Resumen de Thermogravimetric and calorimetric characteristics during co-pyrolysis of municipal solid waste components
Emmanuel Ansah, Lijun Wang, Abolghasem Shahbazi
The thermogravimetric and calorimetric characteristics during pyrolysis of wood, paper, textile and polyethylene terephthalate (PET) plastic in municipal solid wastes (MSW), and co-pyrolysis of biomass-derived and plastic components with and without torrefaction were investigated. The active pyrolysis of the PET plastic occurred at a much higher temperature range between 360 °C and 480 °C than 220–380 °C for the biomass derived components.
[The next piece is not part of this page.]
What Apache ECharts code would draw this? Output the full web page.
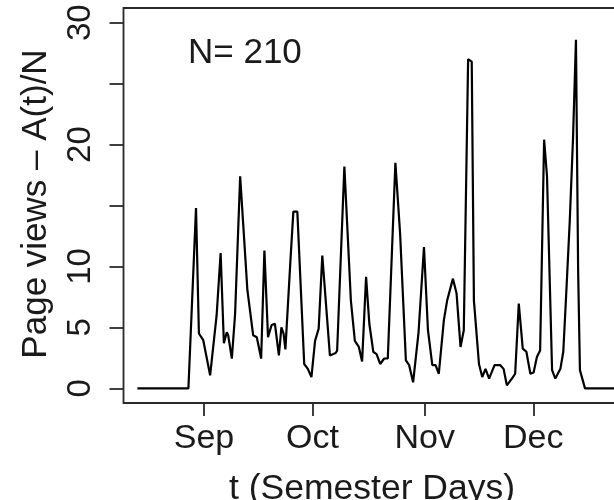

The plastic pyrolyzed at a heating rate of 10 °C/min had the highest maximum weight loss rate of 18.5 wt%/min occurred at 420 °C, followed by 10.8 wt%/min at 340 °C for both paper and textile, and 9.9 wt%/min at 360 °C for wood. At the end of the active pyrolysis stage, the final mass of paper, wood, textile and PET was 28.77%, 26.78%, 21.62% and 18.31%, respectively. During pyrolysis of individual MSW components at 500 °C, the wood required the least amount of heat at 665.2 J/g, compared to 2483.2 J/g for textile, 2059.4 J/g for paper and 2256.1 J/g for PET plastic. The PET plastic had much higher activation energy of 181.86 kJ/mol, compared to 41.47 kJ/mol for wood, 50.01 kJ/mol for paper and 36.65 kJ/mol for textile during pyrolysis at a heating rate of 10 °C/min. H2O and H2 peaks were observed on the MS curves for the pyrolysis of three biomass-derived materials but there was no obvious H2O and H2 peaks on the MS curves of PET plastic. There was a significant interaction between biomass and PET plastic during co-pyrolysis if the biomass fraction was dominant. The amount of heat required for the co-pyrolysis of the biomass and plastic mixture increased with the increase of plastic mass fraction in the mixture. Torrefaction at a proper temperature and time could improve the grindability of PET plastic. The increase of torrefaction temperature and time did not affect the temperature where the maximum pyrolytic rates occurred for both biomass and plastic but decreased the maximum pyrolysis rate of biomass and increased the maximum pyrolysis rate of PET plastic. The amount of heat for the pyrolysis of biomass and PET mixture co-torrefied at 280 °C for 30 min was 4365 J/g at 500 °C, compared to 1138 J/g for the pyrolysis of raw 50% wood and 50% PET mixture at the same condition.